GIVEN MATERIAL |
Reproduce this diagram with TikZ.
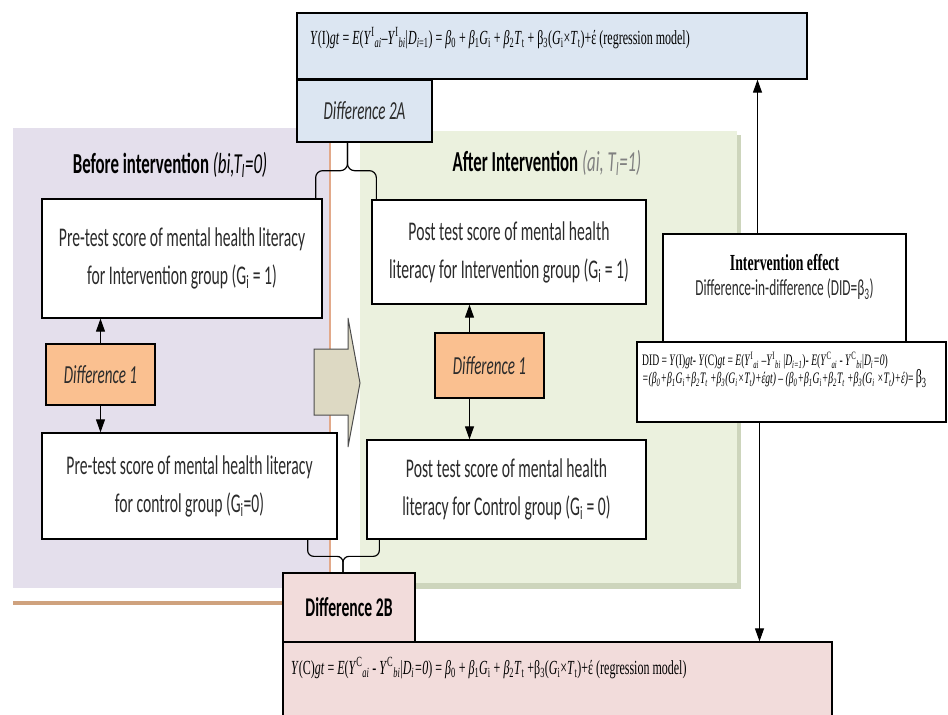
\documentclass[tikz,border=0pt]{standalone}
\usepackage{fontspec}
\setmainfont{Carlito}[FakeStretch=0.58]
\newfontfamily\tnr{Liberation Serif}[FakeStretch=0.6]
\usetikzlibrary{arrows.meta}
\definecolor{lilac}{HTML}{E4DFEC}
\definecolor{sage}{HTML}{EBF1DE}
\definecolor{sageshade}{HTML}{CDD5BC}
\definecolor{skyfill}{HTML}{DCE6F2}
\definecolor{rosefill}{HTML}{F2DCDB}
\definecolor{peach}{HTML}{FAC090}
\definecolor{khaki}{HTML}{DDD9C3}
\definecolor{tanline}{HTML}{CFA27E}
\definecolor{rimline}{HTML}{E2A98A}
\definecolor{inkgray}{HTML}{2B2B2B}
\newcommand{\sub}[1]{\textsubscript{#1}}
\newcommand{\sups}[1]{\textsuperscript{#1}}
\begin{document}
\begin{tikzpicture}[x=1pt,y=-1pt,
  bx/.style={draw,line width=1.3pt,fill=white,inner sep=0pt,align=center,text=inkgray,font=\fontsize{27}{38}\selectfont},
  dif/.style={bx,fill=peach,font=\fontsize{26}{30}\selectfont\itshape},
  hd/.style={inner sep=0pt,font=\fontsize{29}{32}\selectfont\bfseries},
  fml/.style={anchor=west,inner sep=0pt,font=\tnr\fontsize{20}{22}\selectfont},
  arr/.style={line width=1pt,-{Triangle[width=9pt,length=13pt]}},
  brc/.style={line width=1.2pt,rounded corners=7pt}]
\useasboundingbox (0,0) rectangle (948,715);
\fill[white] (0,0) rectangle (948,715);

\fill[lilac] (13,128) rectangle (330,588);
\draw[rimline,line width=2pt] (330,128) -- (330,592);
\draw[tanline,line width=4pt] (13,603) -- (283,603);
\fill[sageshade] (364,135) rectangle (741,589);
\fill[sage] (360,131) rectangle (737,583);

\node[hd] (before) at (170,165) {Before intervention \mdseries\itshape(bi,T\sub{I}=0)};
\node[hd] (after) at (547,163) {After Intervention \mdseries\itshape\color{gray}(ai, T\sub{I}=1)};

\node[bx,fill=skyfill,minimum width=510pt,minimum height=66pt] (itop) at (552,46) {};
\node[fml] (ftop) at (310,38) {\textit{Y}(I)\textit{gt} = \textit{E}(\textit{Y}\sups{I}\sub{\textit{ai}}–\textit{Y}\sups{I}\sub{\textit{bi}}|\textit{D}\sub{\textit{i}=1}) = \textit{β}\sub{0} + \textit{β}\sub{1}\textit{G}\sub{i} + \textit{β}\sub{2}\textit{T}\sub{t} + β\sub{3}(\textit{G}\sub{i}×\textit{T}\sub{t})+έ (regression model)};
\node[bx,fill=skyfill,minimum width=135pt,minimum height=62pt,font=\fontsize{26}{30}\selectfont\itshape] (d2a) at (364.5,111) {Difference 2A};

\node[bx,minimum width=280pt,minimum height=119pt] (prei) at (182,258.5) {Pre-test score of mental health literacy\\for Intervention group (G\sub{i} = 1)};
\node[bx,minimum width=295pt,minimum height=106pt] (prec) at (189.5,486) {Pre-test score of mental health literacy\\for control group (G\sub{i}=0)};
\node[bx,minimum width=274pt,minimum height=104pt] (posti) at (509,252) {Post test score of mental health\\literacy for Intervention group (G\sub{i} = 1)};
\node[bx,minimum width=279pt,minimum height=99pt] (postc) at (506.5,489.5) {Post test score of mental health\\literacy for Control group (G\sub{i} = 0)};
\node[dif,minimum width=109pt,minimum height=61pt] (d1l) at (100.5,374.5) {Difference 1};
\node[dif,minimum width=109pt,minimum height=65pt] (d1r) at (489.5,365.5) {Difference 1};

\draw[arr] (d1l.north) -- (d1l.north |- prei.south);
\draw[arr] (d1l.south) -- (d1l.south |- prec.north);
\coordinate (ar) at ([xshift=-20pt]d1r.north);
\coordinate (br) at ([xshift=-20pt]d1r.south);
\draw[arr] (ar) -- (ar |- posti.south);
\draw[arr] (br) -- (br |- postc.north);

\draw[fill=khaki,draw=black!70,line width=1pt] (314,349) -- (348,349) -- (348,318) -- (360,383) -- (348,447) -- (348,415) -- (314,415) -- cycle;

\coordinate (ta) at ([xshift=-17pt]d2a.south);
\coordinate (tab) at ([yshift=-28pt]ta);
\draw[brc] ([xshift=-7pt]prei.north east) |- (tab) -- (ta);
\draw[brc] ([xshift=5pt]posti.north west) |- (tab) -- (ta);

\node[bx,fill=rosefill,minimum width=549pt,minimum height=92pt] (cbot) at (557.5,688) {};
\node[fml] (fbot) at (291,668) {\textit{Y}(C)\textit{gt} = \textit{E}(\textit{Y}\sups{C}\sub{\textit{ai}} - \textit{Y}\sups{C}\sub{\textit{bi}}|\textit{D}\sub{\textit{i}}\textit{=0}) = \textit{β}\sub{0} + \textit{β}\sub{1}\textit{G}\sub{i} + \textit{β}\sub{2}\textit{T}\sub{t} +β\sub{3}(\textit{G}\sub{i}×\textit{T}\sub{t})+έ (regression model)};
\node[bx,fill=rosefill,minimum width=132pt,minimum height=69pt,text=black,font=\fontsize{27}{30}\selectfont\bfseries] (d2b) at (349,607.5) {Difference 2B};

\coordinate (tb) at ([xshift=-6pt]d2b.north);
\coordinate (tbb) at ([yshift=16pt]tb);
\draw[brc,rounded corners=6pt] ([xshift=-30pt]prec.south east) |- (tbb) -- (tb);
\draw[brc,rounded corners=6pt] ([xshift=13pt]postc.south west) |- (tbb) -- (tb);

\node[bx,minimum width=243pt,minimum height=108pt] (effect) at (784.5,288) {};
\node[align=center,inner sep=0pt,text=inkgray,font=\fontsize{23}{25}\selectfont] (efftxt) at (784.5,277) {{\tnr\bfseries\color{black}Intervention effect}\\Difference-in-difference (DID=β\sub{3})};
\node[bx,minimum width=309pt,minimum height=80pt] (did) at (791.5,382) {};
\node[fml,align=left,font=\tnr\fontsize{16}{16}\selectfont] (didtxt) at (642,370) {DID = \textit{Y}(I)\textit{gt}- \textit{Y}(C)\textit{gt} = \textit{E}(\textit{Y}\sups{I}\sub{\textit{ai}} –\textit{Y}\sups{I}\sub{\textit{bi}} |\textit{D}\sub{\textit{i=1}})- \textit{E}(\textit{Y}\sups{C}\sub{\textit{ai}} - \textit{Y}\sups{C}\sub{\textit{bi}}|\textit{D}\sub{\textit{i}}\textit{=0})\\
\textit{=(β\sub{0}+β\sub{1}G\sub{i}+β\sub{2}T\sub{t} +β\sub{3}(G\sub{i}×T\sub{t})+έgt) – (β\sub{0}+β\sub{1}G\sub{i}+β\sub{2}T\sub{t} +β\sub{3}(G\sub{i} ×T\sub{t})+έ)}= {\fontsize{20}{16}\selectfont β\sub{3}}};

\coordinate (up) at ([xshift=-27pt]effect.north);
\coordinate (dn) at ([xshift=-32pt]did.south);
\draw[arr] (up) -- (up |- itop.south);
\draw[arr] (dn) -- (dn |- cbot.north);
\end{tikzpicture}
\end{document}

GIVEN EXERCISE | Reproduce the whole listing exactly, but not the images in it.

RESPONSE TO THIS TASK |
Reproduce this diagram with TikZ.
\documentclass[tikz,border=0pt]{standalone}
\usepackage{fontspec}
\setmainfont{Carlito}[FakeStretch=0.58]
\newfontfamily\tnr{Liberation Serif}[FakeStretch=0.6]
\usetikzlibrary{arrows.meta}
\definecolor{lilac}{HTML}{E4DFEC}
\definecolor{sage}{HTML}{EBF1DE}
\definecolor{sageshade}{HTML}{CDD5BC}
\definecolor{skyfill}{HTML}{DCE6F2}
\definecolor{rosefill}{HTML}{F2DCDB}
\definecolor{peach}{HTML}{FAC090}
\definecolor{khaki}{HTML}{DDD9C3}
\definecolor{tanline}{HTML}{CFA27E}
\definecolor{rimline}{HTML}{E2A98A}
\definecolor{inkgray}{HTML}{2B2B2B}
\newcommand{\sub}[1]{\textsubscript{#1}}
\newcommand{\sups}[1]{\textsuperscript{#1}}
\begin{document}
\begin{tikzpicture}[x=1pt,y=-1pt,
  bx/.style={draw,line width=1.3pt,fill=white,inner sep=0pt,align=center,text=inkgray,font=\fontsize{27}{38}\selectfont},
  dif/.style={bx,fill=peach,font=\fontsize{26}{30}\selectfont\itshape},
  hd/.style={inner sep=0pt,font=\fontsize{29}{32}\selectfont\bfseries},
  fml/.style={anchor=west,inner sep=0pt,font=\tnr\fontsize{20}{22}\selectfont},
  arr/.style={line width=1pt,-{Triangle[width=9pt,length=13pt]}},
  brc/.style={line width=1.2pt,rounded corners=7pt}]
\useasboundingbox (0,0) rectangle (948,715);
\fill[white] (0,0) rectangle (948,715);

\fill[lilac] (13,128) rectangle (330,588);
\draw[rimline,line width=2pt] (330,128) -- (330,592);
\draw[tanline,line width=4pt] (13,603) -- (283,603);
\fill[sageshade] (364,135) rectangle (741,589);
\fill[sage] (360,131) rectangle (737,583);

\node[hd] (before) at (170,165) {Before intervention \mdseries\itshape(bi,T\sub{I}=0)};
\node[hd] (after) at (547,163) {After Intervention \mdseries\itshape\color{gray}(ai, T\sub{I}=1)};

\node[bx,fill=skyfill,minimum width=510pt,minimum height=66pt] (itop) at (552,46) {};
\node[fml] (ftop) at (310,38) {\textit{Y}(I)\textit{gt} = \textit{E}(\textit{Y}\sups{I}\sub{\textit{ai}}–\textit{Y}\sups{I}\sub{\textit{bi}}|\textit{D}\sub{\textit{i}=1}) = \textit{β}\sub{0} + \textit{β}\sub{1}\textit{G}\sub{i} + \textit{β}\sub{2}\textit{T}\sub{t} + β\sub{3}(\textit{G}\sub{i}×\textit{T}\sub{t})+έ (regression model)};
\node[bx,fill=skyfill,minimum width=135pt,minimum height=62pt,font=\fontsize{26}{30}\selectfont\itshape] (d2a) at (364.5,111) {Difference 2A};

\node[bx,minimum width=280pt,minimum height=119pt] (prei) at (182,258.5) {Pre-test score of mental health literacy\\for Intervention group (G\sub{i} = 1)};
\node[bx,minimum width=295pt,minimum height=106pt] (prec) at (189.5,486) {Pre-test score of mental health literacy\\for control group (G\sub{i}=0)};
\node[bx,minimum width=274pt,minimum height=104pt] (posti) at (509,252) {Post test score of mental health\\literacy for Intervention group (G\sub{i} = 1)};
\node[bx,minimum width=279pt,minimum height=99pt] (postc) at (506.5,489.5) {Post test score of mental health\\literacy for Control group (G\sub{i} = 0)};
\node[dif,minimum width=109pt,minimum height=61pt] (d1l) at (100.5,374.5) {Difference 1};
\node[dif,minimum width=109pt,minimum height=65pt] (d1r) at (489.5,365.5) {Difference 1};

\draw[arr] (d1l.north) -- (d1l.north |- prei.south);
\draw[arr] (d1l.south) -- (d1l.south |- prec.north);
\coordinate (ar) at ([xshift=-20pt]d1r.north);
\coordinate (br) at ([xshift=-20pt]d1r.south);
\draw[arr] (ar) -- (ar |- posti.south);
\draw[arr] (br) -- (br |- postc.north);

\draw[fill=khaki,draw=black!70,line width=1pt] (314,349) -- (348,349) -- (348,318) -- (360,383) -- (348,447) -- (348,415) -- (314,415) -- cycle;

\coordinate (ta) at ([xshift=-17pt]d2a.south);
\coordinate (tab) at ([yshift=-28pt]ta);
\draw[brc] ([xshift=-7pt]prei.north east) |- (tab) -- (ta);
\draw[brc] ([xshift=5pt]posti.north west) |- (tab) -- (ta);

\node[bx,fill=rosefill,minimum width=549pt,minimum height=92pt] (cbot) at (557.5,688) {};
\node[fml] (fbot) at (291,668) {\textit{Y}(C)\textit{gt} = \textit{E}(\textit{Y}\sups{C}\sub{\textit{ai}} - \textit{Y}\sups{C}\sub{\textit{bi}}|\textit{D}\sub{\textit{i}}\textit{=0}) = \textit{β}\sub{0} + \textit{β}\sub{1}\textit{G}\sub{i} + \textit{β}\sub{2}\textit{T}\sub{t} +β\sub{3}(\textit{G}\sub{i}×\textit{T}\sub{t})+έ (regression model)};
\node[bx,fill=rosefill,minimum width=132pt,minimum height=69pt,text=black,font=\fontsize{27}{30}\selectfont\bfseries] (d2b) at (349,607.5) {Difference 2B};

\coordinate (tb) at ([xshift=-6pt]d2b.north);
\coordinate (tbb) at ([yshift=16pt]tb);
\draw[brc,rounded corners=6pt] ([xshift=-30pt]prec.south east) |- (tbb) -- (tb);
\draw[brc,rounded corners=6pt] ([xshift=13pt]postc.south west) |- (tbb) -- (tb);

\node[bx,minimum width=243pt,minimum height=108pt] (effect) at (784.5,288) {};
\node[align=center,inner sep=0pt,text=inkgray,font=\fontsize{23}{25}\selectfont] (efftxt) at (784.5,277) {{\tnr\bfseries\color{black}Intervention effect}\\Difference-in-difference (DID=β\sub{3})};
\node[bx,minimum width=309pt,minimum height=80pt] (did) at (791.5,382) {};
\node[fml,align=left,font=\tnr\fontsize{16}{16}\selectfont] (didtxt) at (642,370) {DID = \textit{Y}(I)\textit{gt}- \textit{Y}(C)\textit{gt} = \textit{E}(\textit{Y}\sups{I}\sub{\textit{ai}} –\textit{Y}\sups{I}\sub{\textit{bi}} |\textit{D}\sub{\textit{i=1}})- \textit{E}(\textit{Y}\sups{C}\sub{\textit{ai}} - \textit{Y}\sups{C}\sub{\textit{bi}}|\textit{D}\sub{\textit{i}}\textit{=0})\\
\textit{=(β\sub{0}+β\sub{1}G\sub{i}+β\sub{2}T\sub{t} +β\sub{3}(G\sub{i}×T\sub{t})+έgt) – (β\sub{0}+β\sub{1}G\sub{i}+β\sub{2}T\sub{t} +β\sub{3}(G\sub{i} ×T\sub{t})+έ)}= {\fontsize{20}{16}\selectfont β\sub{3}}};

\coordinate (up) at ([xshift=-27pt]effect.north);
\coordinate (dn) at ([xshift=-32pt]did.south);
\draw[arr] (up) -- (up |- itop.south);
\draw[arr] (dn) -- (dn |- cbot.north);
\end{tikzpicture}
\end{document}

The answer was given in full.